A questão do machismo está muito atrelada à isso. O mundo do poder e o mundo da política são muito masculinos. A sociedade de maneira geral, não aceita facilmente mulheres em espaços de poder. Apesar da minha gestão ter um reconhecimento de dentro e de fora, eu sinto esses ataques, que são muito profundos e culturais. Mas para além dos ataques, existe uma característica que é muito forte: não aparenta ser uma violência, mas no fundo, ela é muito densa e presente.

Na minha própria equipe (que é maravilhosa e extremamente competente), às vezes me me deparo com a dificuldade deles em me atenderem enquanto comando, e se eu colocar um assessor homem para pedir a mesma coisa, tudo sai mais rápido. Acredito ainda que não é apenas uma questão de gênero, mas de modelo de liderança. Eu acompanho um modelo que sento no chão com as pessoas para produzir o que deve ser produzido, e no fundo, as pessoas querem ver aquele líder distante, lá no topo da pirâmide, e eu venho pra base da pirâmide.

Como você avalia sua gestão? Quais as lacunas existentes e quais ações você considera que foram as mais positivas?

Avalio a gestão de uma forma extremamente positiva. Quando você vem de um IDEB (Índice de Desenvolvimento da Educação Básica) que ia de 0 a 2, e pula para de 3 a 5, vejo o quanto avançamos. Saímos de 5% de alunos leitores para 85%. A rede de educação municipal é uma coisa absolutamente concreta, forte, estimulante e desafiante. A saúde, igualmente ou talvez mais desafiadora que a educação, tem crescido muito e tem tido uma qualidade fantástica. A qualidade da política de saúde pública me emociona.

Assumimos uma prefeitura com um rombo de multas e dívidas de R$ 84 milhões, sendo R$ 30 milhões só no Instituto de Previdência. Hoje o município está com sua vida financeira organizada, estamos com o nome limpo, todos os servidores e prestadores recebem em dia. Então eu acho que o saldo dessa experiência desses quase 4 anos é muito positiva.

Erros e equívocos sempre acontecem. Você consegue avaliar quais foram os equívocos dessa primeira gestão?

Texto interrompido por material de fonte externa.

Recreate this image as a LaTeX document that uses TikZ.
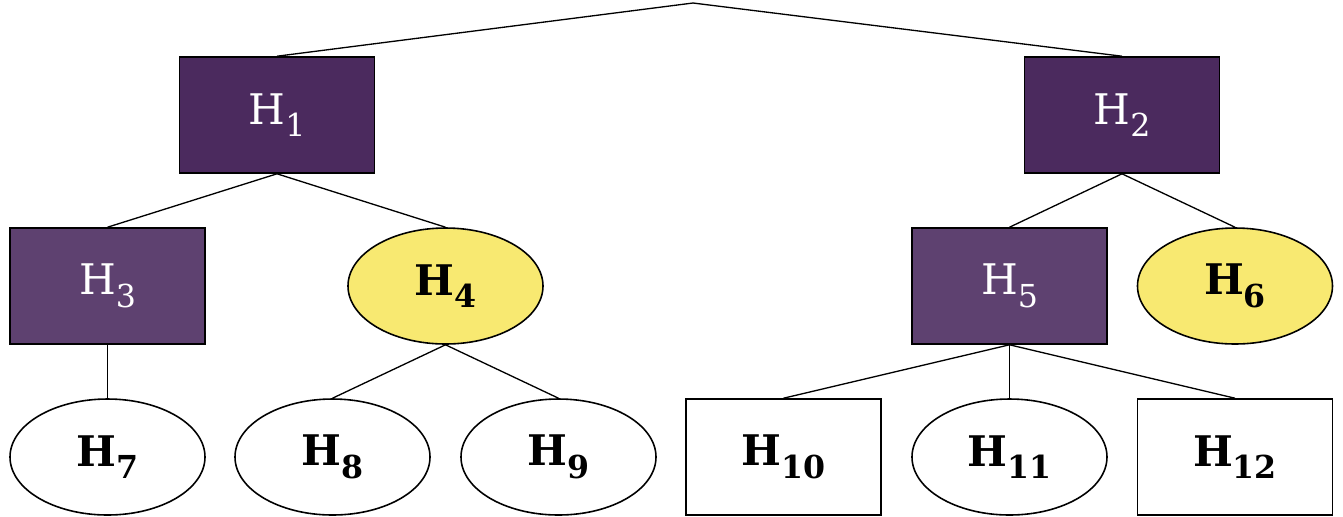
\documentclass[tikz,border=0pt]{standalone}
\usepackage{fontspec}
\setmainfont{DejaVu Serif}
\usepackage{tikz}
\usetikzlibrary{shapes.geometric}
\usepackage{xcolor}
\definecolor{plumdark}{HTML}{4B2A5E}
\definecolor{plumlight}{HTML}{5E4170}
\definecolor{hyellow}{HTML}{F8E971}
\newcommand{\hnode}[1]{H\raisebox{-0.3em}{\fontsize{18}{19}\selectfont #1}}

\begin{document}
\begin{tikzpicture}[font=\fontsize{24}{28}\selectfont,
  box/.style={rectangle,draw=black,line width=0.9pt,minimum width=3.9cm,minimum height=2.32cm,inner sep=0pt},
  oval/.style={ellipse,draw=black,line width=0.9pt,minimum width=3.9cm,minimum height=2.32cm,inner sep=0pt},
  darkbox/.style={box,fill=plumdark,text=white},
  lightbox/.style={box,fill=plumlight,text=white},
  yoval/.style={oval,fill=hyellow,font=\fontsize{24}{28}\selectfont\bfseries},
  woval/.style={oval,fill=white,font=\fontsize{24}{28}\selectfont\bfseries},
  wbox/.style={box,fill=white,font=\fontsize{24}{28}\selectfont\bfseries},
  edge/.style={line width=0.75pt}]
\useasboundingbox (0,0) rectangle (26.86,-10.32);
\coordinate (top) at (13.86,-0.06);
\node[darkbox] (h1) at (5.54,-2.30) {\hnode{1}};
\node[darkbox] (h2) at (22.44,-2.30) {\hnode{2}};
\node[lightbox] (h3) at (2.15,-5.72) {\hnode{3}};
\node[yoval] (h4) at (8.91,-5.72) {\hnode{4}};
\node[lightbox] (h5) at (20.19,-5.72) {\hnode{5}};
\node[yoval] (h6) at (24.70,-5.72) {\hnode{6}};
\node[woval] (h7) at (2.15,-9.14) {\hnode{7}};
\node[woval] (h8) at (6.65,-9.14) {\hnode{8}};
\node[woval] (h9) at (11.17,-9.14) {\hnode{9}};
\node[wbox] (h10) at (15.67,-9.14) {\hnode{10}};
\node[woval] (h11) at (20.19,-9.14) {\hnode{11}};
\node[wbox] (h12) at (24.70,-9.14) {\hnode{12}};
\draw[edge] (h1.north) -- (top) -- (h2.north);
\draw[edge] (h3.north) -- (h1.south) -- (h4.north);
\draw[edge] (h5.north) -- (h2.south) -- (h6.north);
\draw[edge] (h3.south) -- (h7.north);
\draw[edge] (h8.north) -- (h4.south) -- (h9.north);
\draw[edge] (h10.north) -- (h5.south) -- (h12.north);
\draw[edge] (h5.south) -- (h11.north);
\end{tikzpicture}
\end{document}
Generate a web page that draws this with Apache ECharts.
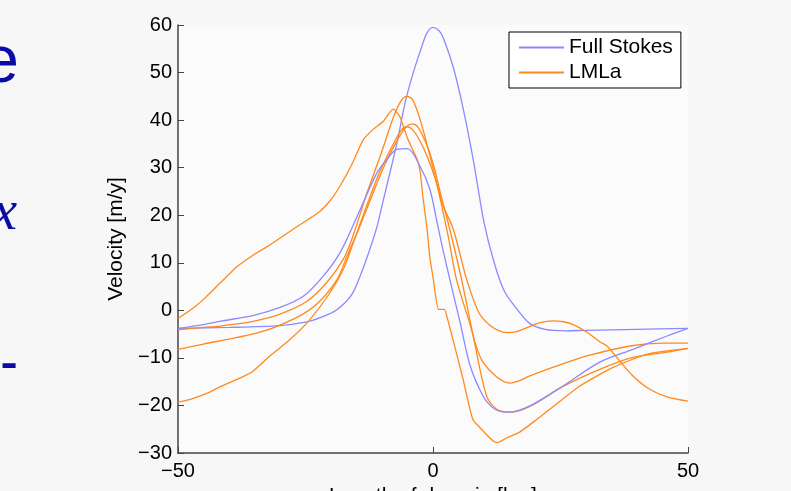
<!DOCTYPE html>
<html>
<head>
<meta charset="utf-8">
<script src="https://cdn.jsdelivr.net/npm/echarts@6/dist/echarts.min.js"></script>
<style>
html,body{margin:0;padding:0;background:#f7f7f7;}
#chart{width:791px;height:491px;}
</style>
</head>
<body>
<div id="chart"></div>
<script>
// ---- data (x in km, y in m/y) ----
const xTicks = [-50, 0, 50];
const yTicks = [-30, -20, -10, 0, 10, 20, 30, 40, 50, 60];

const fullStokesA = [[-50,-3.8],[-40,-3.6],[-30,-3.2],[-25,-2.5],[-22,-1.5],[-19,0],[-16,3.2],[-14,8],[-12.4,12.8],[-11,17.5],[-10,22],[-9,26.5],[-7.1,35],[-5.5,43.5],[-4,49.5],[-2.5,54.5],[-1.2,58.3],[0,59.5],[1.2,58.8],[2,57.3],[4,51],[6,42],[8,31],[10,18.5],[12,10],[14,4],[16.5,0.2],[19,-2.8],[22,-4],[26,-4.3],[30,-4.2],[40,-4],[50,-3.8]];

const fullStokesB = [[-50,-3.8],[-45,-3],[-41.8,-2.3],[-35.3,-1.1],[-30,0.6],[-25.5,2.9],[-21.6,7.1],[-18.2,12.2],[-14.9,19.7],[-11,28.9],[-9,31.8],[-7.2,33.8],[-5,34],[-2.5,30.2],[-0.6,25.4],[0.8,18.5],[2,12.5],[3.3,6.5],[5.3,-2.5],[7.3,-11.7],[9.8,-18],[11.5,-20.3],[13,-21.2],[15.1,-21.4],[19,-20.1],[25.5,-15.9],[32.7,-10.9],[39.2,-8.2],[45.9,-5.4],[50,-3.8]];

const lmlaA = [[-50,-1.7],[-47,0.5],[-45,2.3],[-41.5,6],[-38.4,9.2],[-35,11.8],[-32.5,13.4],[-27.5,17],[-22.2,20.8],[-20,23.3],[-18.2,26.2],[-16,30.5],[-13.7,35.8],[-11.8,38],[-9.8,39.7],[-7.8,42.3],[-6.5,40.7],[-4.9,35.9],[-3.1,31.7],[-2.5,29],[-2,24],[-1.2,17.4],[-0.6,11],[0,7],[1.1,0.2],[2.2,0.2],[2.9,-2],[3.9,-6.1],[5.9,-14.5],[7.8,-22.9],[9.5,-25],[11.8,-27.5],[12.7,-27.8],[14.5,-26.8],[17,-25.6],[20.4,-22.9],[22.9,-20.8],[28.8,-15.9],[35.3,-12],[42,-9.2],[50,-8]];

const lmlaB = [[-50,-4.1],[-45,-3.6],[-41.8,-3.3],[-35.3,-2.3],[-30,-0.8],[-24.7,1.9],[-20.8,5.9],[-17.6,10.7],[-15.9,15],[-13,24.5],[-10,33.5],[-7.8,40.5],[-6.3,44],[-5.1,45],[-4,44.3],[-2.5,40],[-0.6,32.5],[1.4,23.5],[3,15.5],[4.6,6.5],[7,-2],[9.8,-10.9],[15.1,-15.3],[17,-14.8],[19,-13.8],[24.3,-11.7],[30.2,-9.6],[38.6,-7.5],[45.1,-6.9],[50,-6.9]];

const lmlaC = [[-50,-8.2],[-45,-7.1],[-38.4,-5.7],[-33.9,-4.6],[-30,-3.1],[-25.5,-0.8],[-22.2,1.9],[-18.8,6.5],[-16.9,11.3],[-14.6,17],[-12,24],[-9.5,30.5],[-7,35.8],[-5.3,38.5],[-4.1,39.2],[-3,38.6],[-1.5,35.5],[0,31],[1.5,24.5],[3.3,17],[5.6,6.5],[8,-6],[10.5,-18],[12.5,-20.8],[15.1,-21.4],[19,-20.2],[25.5,-16],[32.7,-12.4],[39.2,-9.9],[45.9,-8.8],[50,-8]];

const lmlaD = [[-50,-19.3],[-47.6,-18.7],[-44,-17.3],[-41.8,-16.1],[-38,-14.3],[-35.3,-12.8],[-32,-9.6],[-28,-6.1],[-24.1,-1.9],[-20.2,3.7],[-17.6,8.6],[-15.7,14],[-13,22],[-10.5,29],[-8,34.5],[-6.3,37.8],[-5.1,38.6],[-4,38],[-2.5,35.5],[-1,32],[0.5,27.5],[2,22],[4,17],[6.6,6.5],[9,-0.5],[11.2,-3.2],[13,-4.3],[14.6,-4.7],[16,-4.6],[17.6,-4],[21,-2.6],[23.5,-2.2],[25.5,-2.4],[27.5,-3],[30.2,-4.6],[32.7,-6.6],[34.1,-7.5],[36.5,-10.5],[39.2,-13.8],[42.5,-16.6],[45.9,-18.2],[50,-19.1]];

const blueName = 'Full Stokes';
const orangeName = 'LMLa';
const blueColor = '#8a8aff';
const orangeColor = '#ff8a1c';

function mkSeries(name, data, color, smooth) {
  return {
    name: name, type: 'line', data: data, symbol: 'none', showSymbol: false,
    smooth: smooth,
    lineStyle: {color: color, width: 1.3}, itemStyle: {color: color},
    emphasis: {disabled: true}, animation: false
  };
}

const chart = echarts.init(document.getElementById('chart'), null, {renderer: 'canvas'});
const fmt = v => String(v).replace('-', '\u2212');
const font = '"Liberation Sans", Arial, Helvetica, sans-serif';

chart.setOption({
  backgroundColor: '#f7f7f7',
  animation: false,
  textStyle: {fontFamily: font},
  grid: {left: 178, right: 103, top: 25, bottom: 38, show: true, backgroundColor: '#fbfbfb', borderWidth: 0,
         containLabel: false, outerBoundsMode: 'none'},
  legend: {
    left: 509, top: 32, orient: 'vertical',
    backgroundColor: '#ffffff', borderColor: '#000000', borderWidth: 1,
    padding: [5, 8, 5, 9], itemGap: 4, itemWidth: 45, itemHeight: 14,
    itemStyle: {opacity: 0},
    textStyle: {fontSize: 21, color: '#000', fontFamily: font},
    data: [blueName, orangeName]
  },
  xAxis: {
    type: 'value', min: xTicks[0], max: xTicks[xTicks.length - 1], interval: 50,
    name: 'Length of domain [km]', nameLocation: 'middle', nameGap: 29,
    nameTextStyle: {fontSize: 21, color: '#000', fontFamily: font},
    axisLine: {onZero: false, lineStyle: {color: '#444', width: 1.5}},
    axisTick: {inside: true, length: 6, lineStyle: {color: '#444'}},
    axisLabel: {fontSize: 20, color: '#000', margin: 8, formatter: fmt},
    splitLine: {show: false}
  },
  yAxis: {
    type: 'value', min: yTicks[0], max: yTicks[yTicks.length - 1], interval: 10,
    name: 'Velocity [m/y]', nameLocation: 'middle', nameGap: 42, nameRotate: 90,
    nameTextStyle: {fontSize: 21, color: '#000', fontFamily: font},
    axisLine: {show: true, onZero: false, lineStyle: {color: '#444', width: 1.5}},
    axisTick: {show: true, inside: true, length: 6, lineStyle: {color: '#444'}},
    axisLabel: {fontSize: 20, color: '#000', margin: 6, formatter: fmt},
    splitLine: {show: false}
  },
  graphic: [
    {type: 'text', x: 19, y: 64, style: {text: 'e', fill: '#0b0ba6', font: '66px "Liberation Sans", Arial, sans-serif', textAlign: 'right', textVerticalAlign: 'middle'}},
    {type: 'text', x: 17, y: 214, style: {text: 'x', fill: '#0b0ba6', font: 'italic 56px "Liberation Serif", "DejaVu Serif", serif', textAlign: 'right', textVerticalAlign: 'middle'}},
    {type: 'text', x: 9, y: 365.5, scaleX: 0.55, style: {text: '\u2013', fill: '#0b0ba6', font: 'bold 48px "Liberation Sans", Arial, sans-serif', textAlign: 'center', textVerticalAlign: 'middle'}}
  ],
  series: [
    mkSeries(blueName, fullStokesA, blueColor, 0.3),
    mkSeries(orangeName, lmlaA, orangeColor, 0.2),
    mkSeries(orangeName, lmlaB, orangeColor, 0.3),
    mkSeries(orangeName, lmlaC, orangeColor, 0.3),
    mkSeries(orangeName, lmlaD, orangeColor, 0.3),
    mkSeries(blueName, fullStokesB, blueColor, 0.3)
  ]
});
</script>
</body>
</html>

Eu não saberia dizer equívocos, pois traduzo tudo em experiência de vida. Acho que faria as coisas da mesma forma. Não existe isso de “faria tudo outra vez” porque não tem como existir outra vez, as coisas têm um ritmo muito intenso e mudam de forma muito intensa também. Não me arrependo de nada que eu fiz, sustentei um lugar de mulher gestora, de fazer uma política de forma correta, de primar e lutar pela participação popular e pelo diálogo, não simplesmente um diálogo do modelo convencional, mas uma escuta muito mais profunda e empática. Eu tive muitas vezes que me desmanchar pra poder caber no outro: o índio, o quilombola, pessoas que eu não sou. Eu faria tudo do mesmo jeito se tivesse oportunidade, e acho que uma coisa muito complexa nesse processo, é a questão da confiança. Muita gente diz que não dá pra confiar em todo mundo, mas a confiança na minha percepção é uma coisa conquistada todos os dias. Se não fosse assim não haveria traição: você só é traído e enganado pelas pessoas que você confia. O que dá pra ver é que a confiança é algo que se conquista diariamente, é algo mútuo. Não tenho medo de ser traída ou de ser enganada, isso faz parte da relação humana, mas quem traí e engana, é quem está no prejuízo real.

Faria algo diferente do que fez nesse período em que foi prefeita de Conde?

Com a experiência que eu adquiri hoje, faria algumas coisas diferentes, mas isso é tão irreal e impossível, quanto começar tudo de novo agora. Foram experiências vividas e situações enfrentadas que nos fortaleceram, nos amadureceram, nos deixam mais experientes, mas que já passaram. Sou satisfeita com tudo o que eu fiz.

Enquanto pré-candidata à reeleição, você se considera preparada para enfrentar mais esse desafio?

Me considero preparada sim para encara novamente a campanha política e uma nova gestão, até porque todo esse processo que eu vivi e que eu ainda vivo, que expõe essas violências e desqualificação e até esse processo (Calvário), tudo isso me fortaleceu bastante, eu estou pronta pra uma nova batalha, apesar de todas as dores e de todas as dificuldades, me sinto disposta. Assumi para mim mesma o compromisso de envolver as pessoas nesse projeto e tentar melhorar a realidade. Quando assumimos esse compromisso, não conseguimos mais virar as costas.